- [GIVEN TASK]: Keep pictures out. Copy exactly the lines from the one containing "Rebuild this chart" to the one containing "const dataSets = [no2005, no2006, yes2005, yes2006];", endpoints included.

- [EXTRACTED INFORMATION]:
────────────────────────────────────────

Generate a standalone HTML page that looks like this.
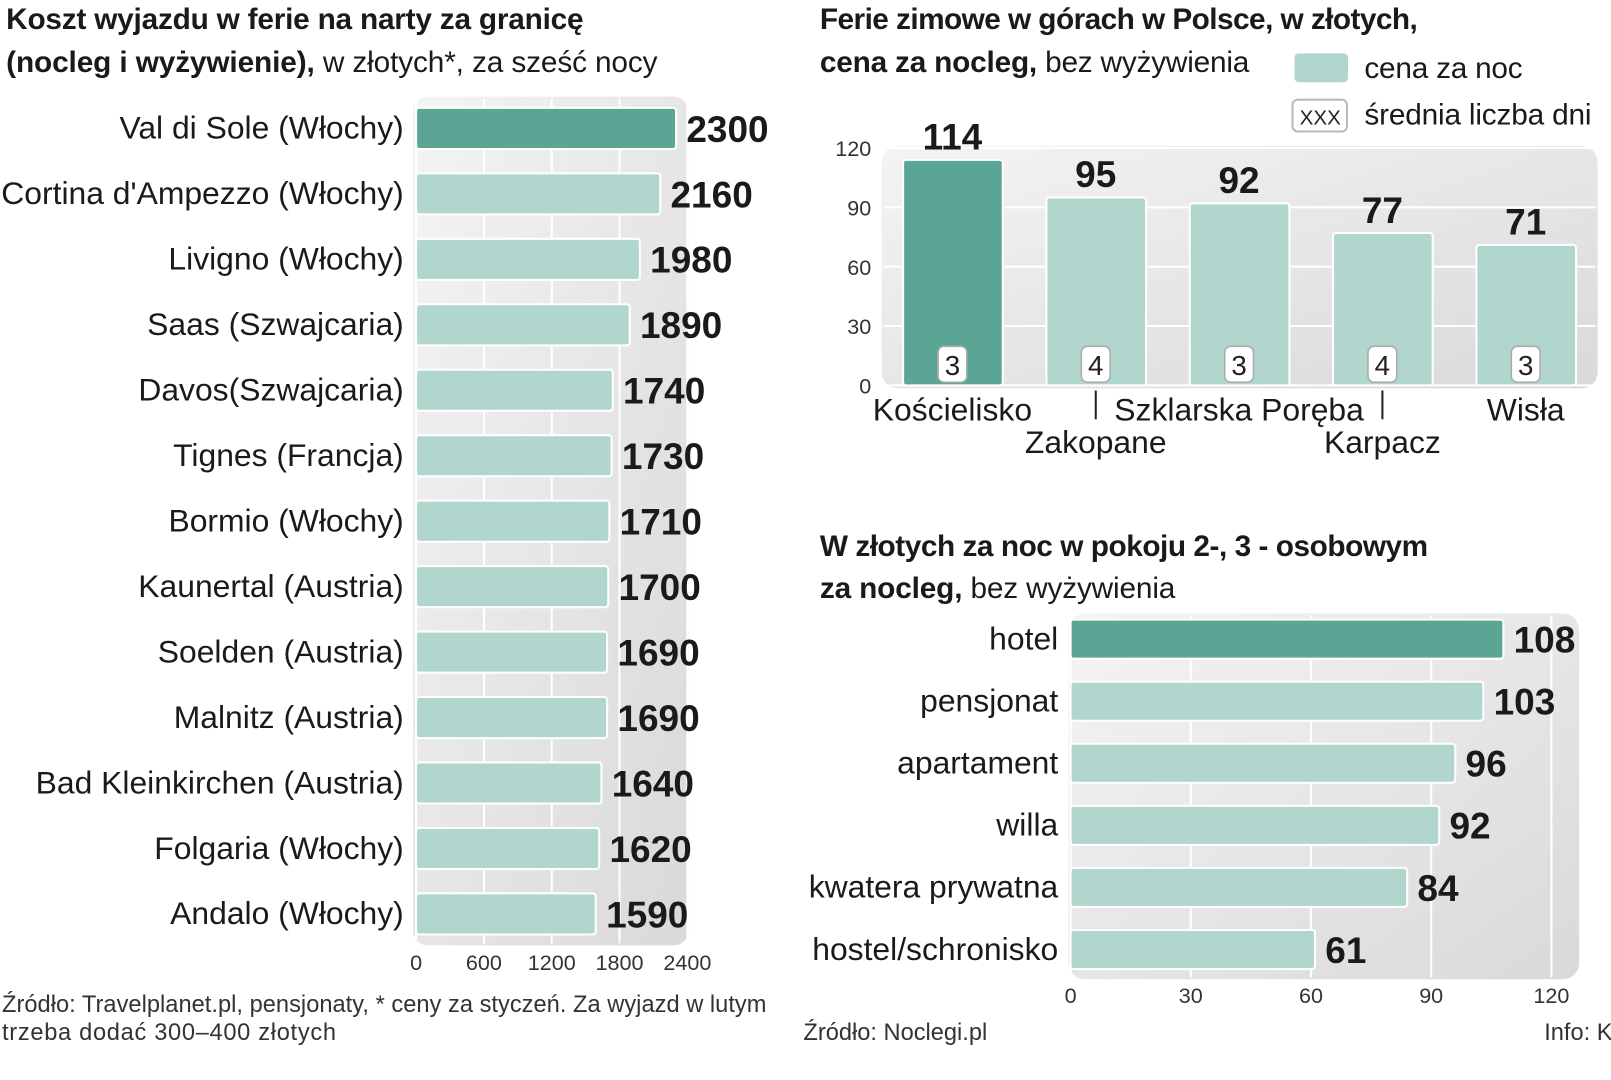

────────────────────────────────────────

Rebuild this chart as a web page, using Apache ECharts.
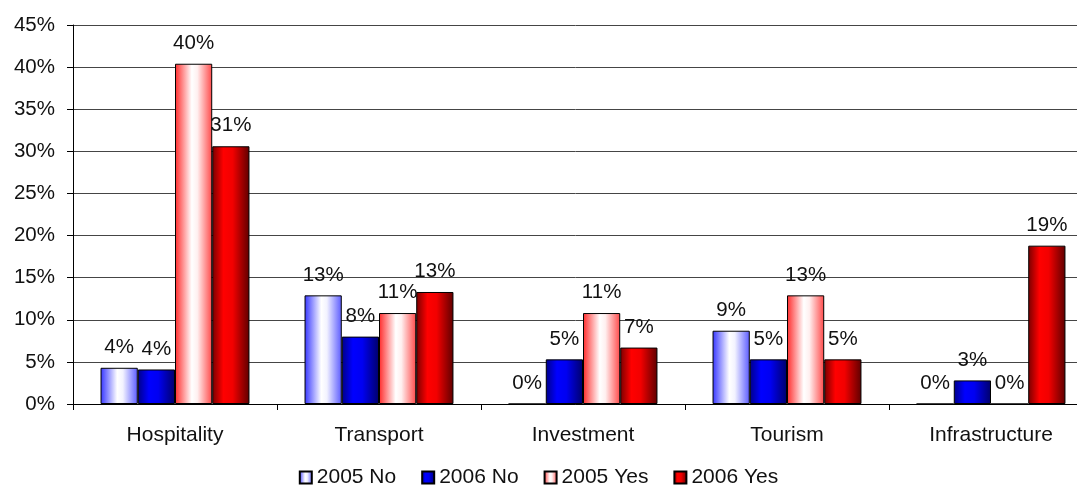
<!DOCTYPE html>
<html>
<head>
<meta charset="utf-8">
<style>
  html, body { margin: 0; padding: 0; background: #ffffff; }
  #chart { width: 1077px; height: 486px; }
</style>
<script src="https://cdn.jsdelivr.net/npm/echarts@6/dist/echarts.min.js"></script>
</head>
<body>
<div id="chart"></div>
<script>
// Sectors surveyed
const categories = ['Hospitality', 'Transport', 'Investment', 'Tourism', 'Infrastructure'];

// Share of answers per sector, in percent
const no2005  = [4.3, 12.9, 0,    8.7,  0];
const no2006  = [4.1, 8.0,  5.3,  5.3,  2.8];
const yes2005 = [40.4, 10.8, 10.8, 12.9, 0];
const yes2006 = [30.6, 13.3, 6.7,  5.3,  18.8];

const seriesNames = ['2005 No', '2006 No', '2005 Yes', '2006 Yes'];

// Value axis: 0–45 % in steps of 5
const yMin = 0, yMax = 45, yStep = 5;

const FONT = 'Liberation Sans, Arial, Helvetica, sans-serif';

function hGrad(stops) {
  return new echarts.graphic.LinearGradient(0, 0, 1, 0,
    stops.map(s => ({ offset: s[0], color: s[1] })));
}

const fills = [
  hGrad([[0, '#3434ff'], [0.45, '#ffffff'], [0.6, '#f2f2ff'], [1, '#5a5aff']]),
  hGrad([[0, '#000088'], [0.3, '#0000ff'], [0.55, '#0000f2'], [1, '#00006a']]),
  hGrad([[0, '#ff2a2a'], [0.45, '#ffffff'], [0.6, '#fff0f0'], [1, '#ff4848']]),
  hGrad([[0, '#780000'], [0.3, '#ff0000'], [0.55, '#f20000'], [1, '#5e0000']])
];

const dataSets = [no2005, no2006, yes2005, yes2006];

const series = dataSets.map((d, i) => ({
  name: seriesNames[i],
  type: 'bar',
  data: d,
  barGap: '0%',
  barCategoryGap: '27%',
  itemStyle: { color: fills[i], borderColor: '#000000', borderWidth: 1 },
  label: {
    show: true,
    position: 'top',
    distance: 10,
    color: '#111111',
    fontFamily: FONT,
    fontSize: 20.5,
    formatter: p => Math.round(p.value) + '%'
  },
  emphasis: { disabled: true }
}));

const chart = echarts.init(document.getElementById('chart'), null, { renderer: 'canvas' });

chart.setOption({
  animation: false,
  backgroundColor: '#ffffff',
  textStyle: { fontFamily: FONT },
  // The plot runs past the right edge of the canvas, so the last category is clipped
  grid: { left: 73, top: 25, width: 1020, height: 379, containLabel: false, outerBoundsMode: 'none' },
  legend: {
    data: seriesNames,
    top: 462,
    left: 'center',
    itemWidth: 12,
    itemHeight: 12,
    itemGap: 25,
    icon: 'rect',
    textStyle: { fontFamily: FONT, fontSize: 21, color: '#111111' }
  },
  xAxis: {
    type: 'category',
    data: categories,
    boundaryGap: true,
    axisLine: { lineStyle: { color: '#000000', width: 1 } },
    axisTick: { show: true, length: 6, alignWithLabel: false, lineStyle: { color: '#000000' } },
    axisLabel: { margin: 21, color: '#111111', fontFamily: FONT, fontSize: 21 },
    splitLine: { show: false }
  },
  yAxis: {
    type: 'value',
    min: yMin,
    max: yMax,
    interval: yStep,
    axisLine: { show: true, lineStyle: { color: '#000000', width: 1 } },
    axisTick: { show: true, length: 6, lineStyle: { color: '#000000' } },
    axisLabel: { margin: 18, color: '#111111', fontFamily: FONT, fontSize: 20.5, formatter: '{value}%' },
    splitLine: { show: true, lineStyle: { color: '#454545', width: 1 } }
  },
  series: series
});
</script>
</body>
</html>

────────────────────────────────────────

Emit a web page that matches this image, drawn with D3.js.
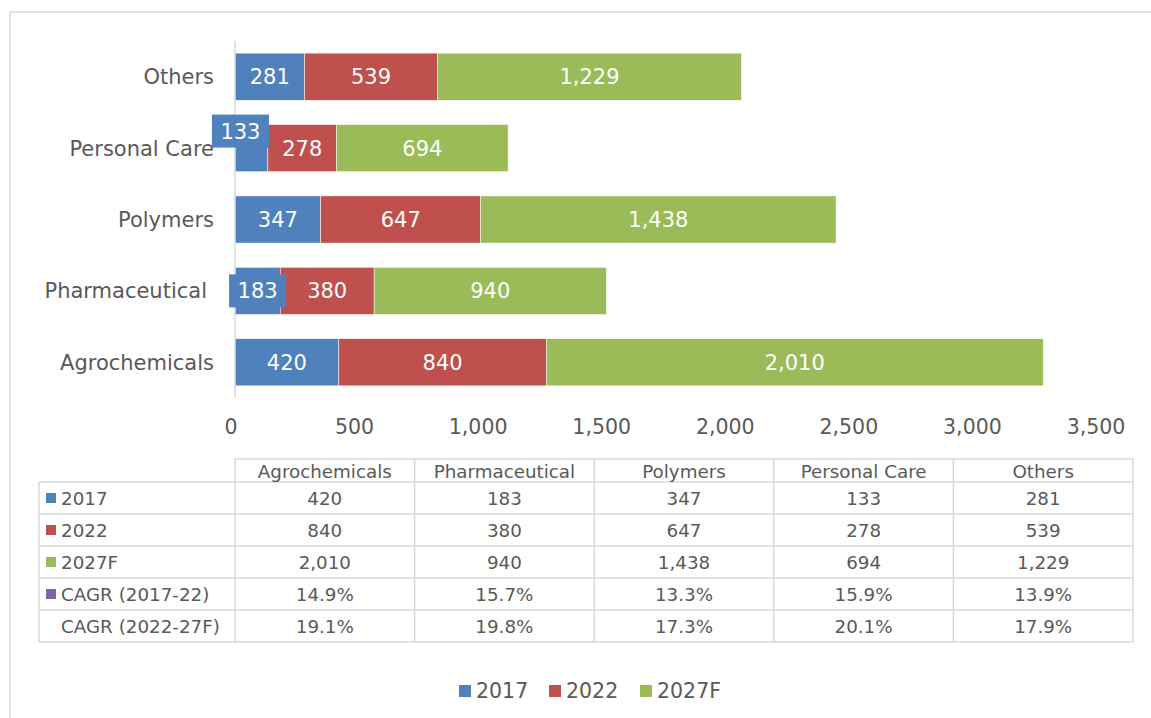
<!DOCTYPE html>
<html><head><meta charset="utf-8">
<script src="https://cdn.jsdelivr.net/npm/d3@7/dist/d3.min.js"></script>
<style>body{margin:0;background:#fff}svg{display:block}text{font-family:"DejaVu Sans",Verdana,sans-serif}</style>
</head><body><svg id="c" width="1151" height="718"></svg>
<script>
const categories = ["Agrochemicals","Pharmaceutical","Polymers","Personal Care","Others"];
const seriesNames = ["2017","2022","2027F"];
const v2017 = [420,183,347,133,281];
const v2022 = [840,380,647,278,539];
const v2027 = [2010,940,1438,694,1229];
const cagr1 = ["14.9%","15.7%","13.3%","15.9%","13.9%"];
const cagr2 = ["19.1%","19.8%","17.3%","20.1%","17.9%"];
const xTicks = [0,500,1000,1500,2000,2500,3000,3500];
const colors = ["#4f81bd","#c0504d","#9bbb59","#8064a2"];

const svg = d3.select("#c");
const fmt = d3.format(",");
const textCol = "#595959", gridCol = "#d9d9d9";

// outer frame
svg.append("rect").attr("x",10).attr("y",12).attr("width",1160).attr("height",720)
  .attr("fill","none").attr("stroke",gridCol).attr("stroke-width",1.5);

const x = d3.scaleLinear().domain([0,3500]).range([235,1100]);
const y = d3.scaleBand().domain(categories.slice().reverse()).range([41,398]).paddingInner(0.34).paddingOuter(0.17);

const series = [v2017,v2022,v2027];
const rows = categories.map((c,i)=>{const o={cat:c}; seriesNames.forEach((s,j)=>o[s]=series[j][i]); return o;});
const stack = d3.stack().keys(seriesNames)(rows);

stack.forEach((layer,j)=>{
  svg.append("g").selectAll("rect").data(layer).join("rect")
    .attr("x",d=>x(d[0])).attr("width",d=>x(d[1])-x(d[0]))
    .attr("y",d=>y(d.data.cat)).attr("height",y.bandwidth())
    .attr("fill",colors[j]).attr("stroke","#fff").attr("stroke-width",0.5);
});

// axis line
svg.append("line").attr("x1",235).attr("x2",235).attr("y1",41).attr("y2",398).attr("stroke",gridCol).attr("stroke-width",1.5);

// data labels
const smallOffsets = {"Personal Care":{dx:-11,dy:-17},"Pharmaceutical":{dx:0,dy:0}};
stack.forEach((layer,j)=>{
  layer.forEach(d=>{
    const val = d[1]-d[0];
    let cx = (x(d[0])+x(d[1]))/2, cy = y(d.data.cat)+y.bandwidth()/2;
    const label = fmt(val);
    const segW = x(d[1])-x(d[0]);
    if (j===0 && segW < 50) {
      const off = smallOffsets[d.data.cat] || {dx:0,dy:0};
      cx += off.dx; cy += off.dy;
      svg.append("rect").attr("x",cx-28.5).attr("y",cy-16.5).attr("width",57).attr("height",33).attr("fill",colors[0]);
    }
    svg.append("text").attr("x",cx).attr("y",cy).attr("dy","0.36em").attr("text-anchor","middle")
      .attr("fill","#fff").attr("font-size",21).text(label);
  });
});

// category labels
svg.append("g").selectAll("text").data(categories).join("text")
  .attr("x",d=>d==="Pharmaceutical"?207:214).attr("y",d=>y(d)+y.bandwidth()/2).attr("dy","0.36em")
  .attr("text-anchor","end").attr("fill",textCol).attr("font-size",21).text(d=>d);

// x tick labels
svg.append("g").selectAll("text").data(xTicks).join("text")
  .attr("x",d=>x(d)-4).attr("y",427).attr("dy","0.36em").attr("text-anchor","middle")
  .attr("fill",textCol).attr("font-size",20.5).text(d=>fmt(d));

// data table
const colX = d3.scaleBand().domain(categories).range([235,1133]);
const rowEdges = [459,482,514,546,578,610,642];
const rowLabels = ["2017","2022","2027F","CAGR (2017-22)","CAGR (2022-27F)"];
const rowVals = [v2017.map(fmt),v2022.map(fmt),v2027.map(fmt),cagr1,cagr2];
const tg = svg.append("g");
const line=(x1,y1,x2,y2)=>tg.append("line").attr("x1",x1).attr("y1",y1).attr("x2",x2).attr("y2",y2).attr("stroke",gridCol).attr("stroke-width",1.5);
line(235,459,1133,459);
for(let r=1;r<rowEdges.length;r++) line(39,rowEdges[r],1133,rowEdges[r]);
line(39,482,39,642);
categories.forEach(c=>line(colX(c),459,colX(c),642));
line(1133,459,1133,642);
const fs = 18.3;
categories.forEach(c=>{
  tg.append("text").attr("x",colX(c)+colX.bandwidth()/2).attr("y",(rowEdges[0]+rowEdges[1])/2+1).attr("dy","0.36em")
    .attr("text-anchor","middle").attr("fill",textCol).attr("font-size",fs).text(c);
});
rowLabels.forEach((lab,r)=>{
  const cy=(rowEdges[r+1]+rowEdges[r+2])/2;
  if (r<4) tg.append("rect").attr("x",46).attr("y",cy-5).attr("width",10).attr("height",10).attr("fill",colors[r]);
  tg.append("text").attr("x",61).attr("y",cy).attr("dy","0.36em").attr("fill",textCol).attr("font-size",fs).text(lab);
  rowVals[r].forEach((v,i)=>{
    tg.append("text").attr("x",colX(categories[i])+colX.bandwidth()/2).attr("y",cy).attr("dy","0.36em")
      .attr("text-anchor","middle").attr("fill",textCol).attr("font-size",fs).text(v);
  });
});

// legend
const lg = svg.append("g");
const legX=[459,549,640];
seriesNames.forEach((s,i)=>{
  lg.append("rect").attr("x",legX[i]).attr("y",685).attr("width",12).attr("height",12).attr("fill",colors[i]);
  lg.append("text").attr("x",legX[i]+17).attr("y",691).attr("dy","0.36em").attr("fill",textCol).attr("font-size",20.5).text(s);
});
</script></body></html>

────────────────────────────────────────

- [RIGHT ANSWER]:
Rebuild this chart as a web page, using Apache ECharts.
<!DOCTYPE html>
<html>
<head>
<meta charset="utf-8">
<style>
  html, body { margin: 0; padding: 0; background: #ffffff; }
  #chart { width: 1077px; height: 486px; }
</style>
<script src="https://cdn.jsdelivr.net/npm/echarts@6/dist/echarts.min.js"></script>
</head>
<body>
<div id="chart"></div>
<script>
// Sectors surveyed
const categories = ['Hospitality', 'Transport', 'Investment', 'Tourism', 'Infrastructure'];

// Share of answers per sector, in percent
const no2005  = [4.3, 12.9, 0,    8.7,  0];
const no2006  = [4.1, 8.0,  5.3,  5.3,  2.8];
const yes2005 = [40.4, 10.8, 10.8, 12.9, 0];
const yes2006 = [30.6, 13.3, 6.7,  5.3,  18.8];

const seriesNames = ['2005 No', '2006 No', '2005 Yes', '2006 Yes'];

// Value axis: 0–45 % in steps of 5
const yMin = 0, yMax = 45, yStep = 5;

const FONT = 'Liberation Sans, Arial, Helvetica, sans-serif';

function hGrad(stops) {
  return new echarts.graphic.LinearGradient(0, 0, 1, 0,
    stops.map(s => ({ offset: s[0], color: s[1] })));
}

const fills = [
  hGrad([[0, '#3434ff'], [0.45, '#ffffff'], [0.6, '#f2f2ff'], [1, '#5a5aff']]),
  hGrad([[0, '#000088'], [0.3, '#0000ff'], [0.55, '#0000f2'], [1, '#00006a']]),
  hGrad([[0, '#ff2a2a'], [0.45, '#ffffff'], [0.6, '#fff0f0'], [1, '#ff4848']]),
  hGrad([[0, '#780000'], [0.3, '#ff0000'], [0.55, '#f20000'], [1, '#5e0000']])
];

const dataSets = [no2005, no2006, yes2005, yes2006];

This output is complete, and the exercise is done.